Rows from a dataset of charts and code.
* Start *
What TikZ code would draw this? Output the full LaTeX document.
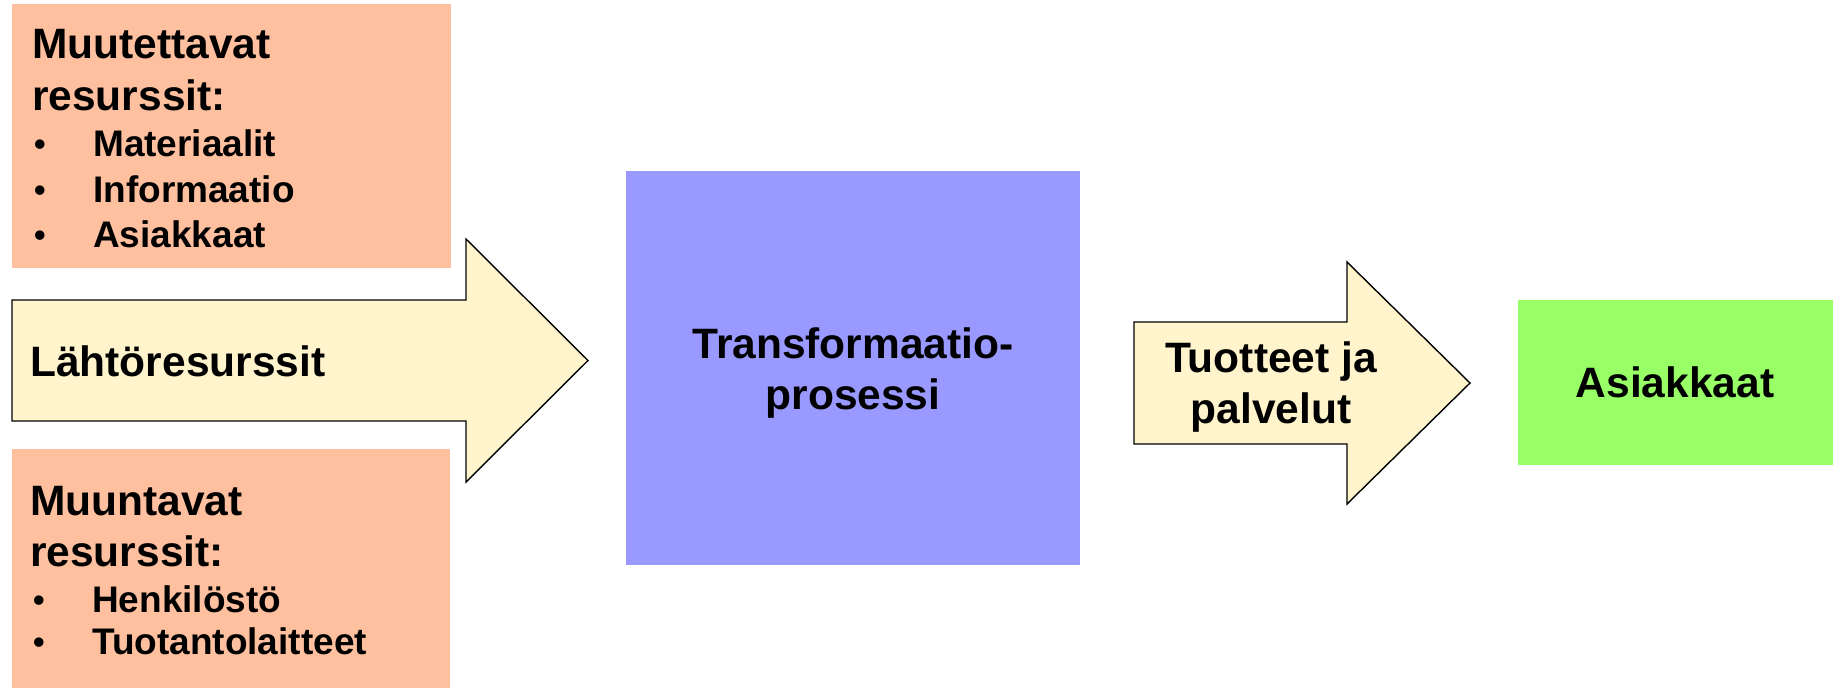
\documentclass[tikz,border=0pt]{standalone}
\usepackage{fontspec}
\setmainfont{Liberation Sans}
\definecolor{salmon}{HTML}{FFC0A0}
\definecolor{cream}{HTML}{FFF4CC}
\definecolor{lilac}{HTML}{9999FF}
\definecolor{lime}{HTML}{99FF66}
\begin{document}
\begin{tikzpicture}[x=1pt,y=-1pt,
  panel/.style={anchor=north west,inner sep=0pt,outer sep=0pt},
  flow/.style={draw=black,line width=1.4pt,fill=cream,line join=miter},
  label/.style={inner sep=0pt,font=\fontsize{42.5}{50}\selectfont\bfseries},
  lw/.style={label,anchor=base west},
  lc/.style={label,anchor=base},
  item/.style={inner sep=0pt,anchor=base west,font=\fontsize{37}{44}\selectfont\bfseries},
  dot/.style={inner sep=0pt,anchor=base west,font=\fontsize{33}{40}\selectfont\bfseries}]
\useasboundingbox (0,0) rectangle (1838,688);

% resource boxes
\node[panel,fill=salmon,minimum width=439pt,minimum height=264pt] (top) at (12,4) {};
\node[panel,fill=salmon,minimum width=438pt,minimum height=239pt] (bot) at (12,449) {};

% input arrow
\draw[flow] (12,300) -- (466,300) -- (466,239) -- (588,360.5) -- (466,482) -- (466,421) -- (12,421) -- cycle;

% transformation and customers
\node[panel,fill=lilac,minimum width=454pt,minimum height=394pt] (proc) at (626,171) {};
\node[panel,fill=lime,minimum width=315pt,minimum height=165pt] (cust) at (1518,300) {};

% output arrow
\draw[flow] (1134,322) -- (1347,322) -- (1347,262) -- (1470,383) -- (1347,504) -- (1347,444) -- (1134,444) -- cycle;

% texts of the upper box
\node[lw] (t1) at (32,58) {Muutettavat};
\node[lw] (t2) at (32,110) {resurssit:};
\node[dot] (b1) at (34,155) {•};
\node[item] (t3) at (93,156) {Materiaalit};
\node[dot] (b2) at (34,201) {•};
\node[item] (t4) at (93,202) {Informaatio};
\node[dot] (b3) at (34,246) {•};
\node[item] (t5) at (93,247) {Asiakkaat};

% input label
\node[lw] (inp) at (30,376) {Lähtöresurssit};

% texts of the lower box
\node[lw] (u1) at (30,515) {Muuntavat};
\node[lw] (u2) at (30,566) {resurssit:};
\node[dot] (c1) at (33,611) {•};
\node[item] (u3) at (92,612) {Henkilöstö};
\node[dot] (c2) at (33,653) {•};
\node[item] (u4) at (92,654) {Tuotantolaitteet};

% process label
\node[lc] (p1) at (853,358) {Transformaatio-};
\node[lc] (p2) at (853,409) {prosessi};

% output label
\node[lc] (o1) at (1271,372) {Tuotteet ja};
\node[lc] (o2) at (1271,423) {palvelut};

% customers label
\node[lc] (cl) at (1675,397) {Asiakkaat};
\end{tikzpicture}
\end{document}
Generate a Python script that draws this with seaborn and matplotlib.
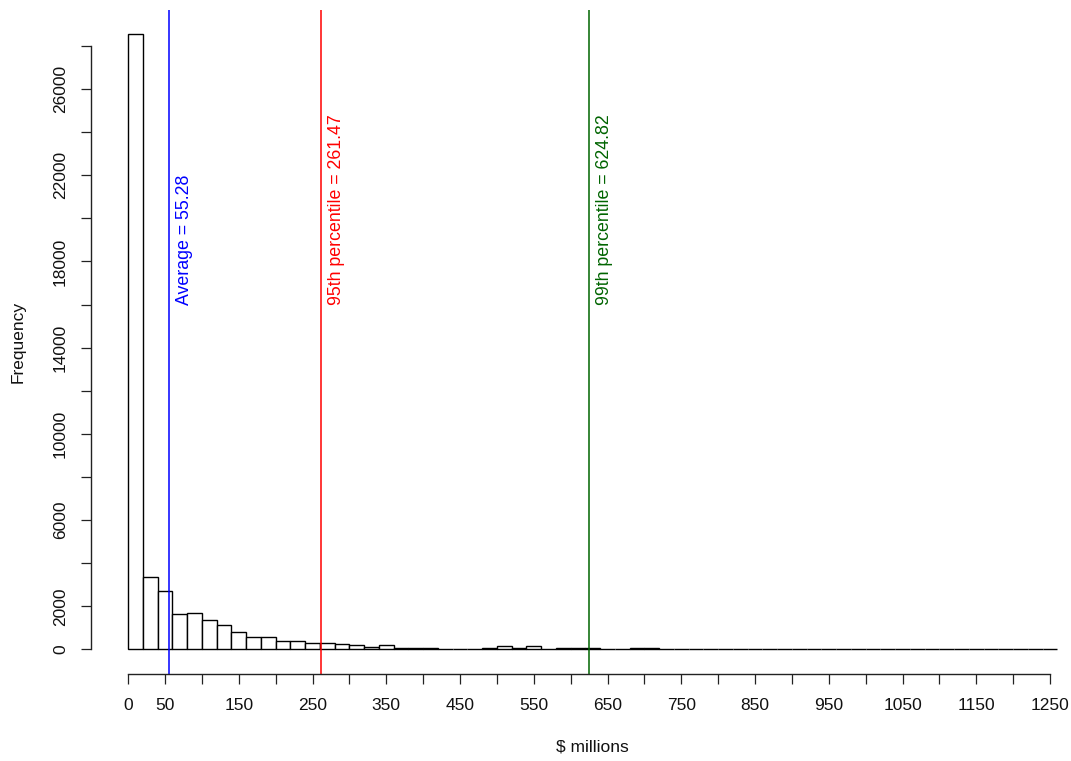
* End *
The task.
Gather all lines from the listing above in which "this" occurs.

Task response.
What TikZ code would draw this? Output the full LaTeX document.
Generate a Python script that draws this with seaborn and matplotlib.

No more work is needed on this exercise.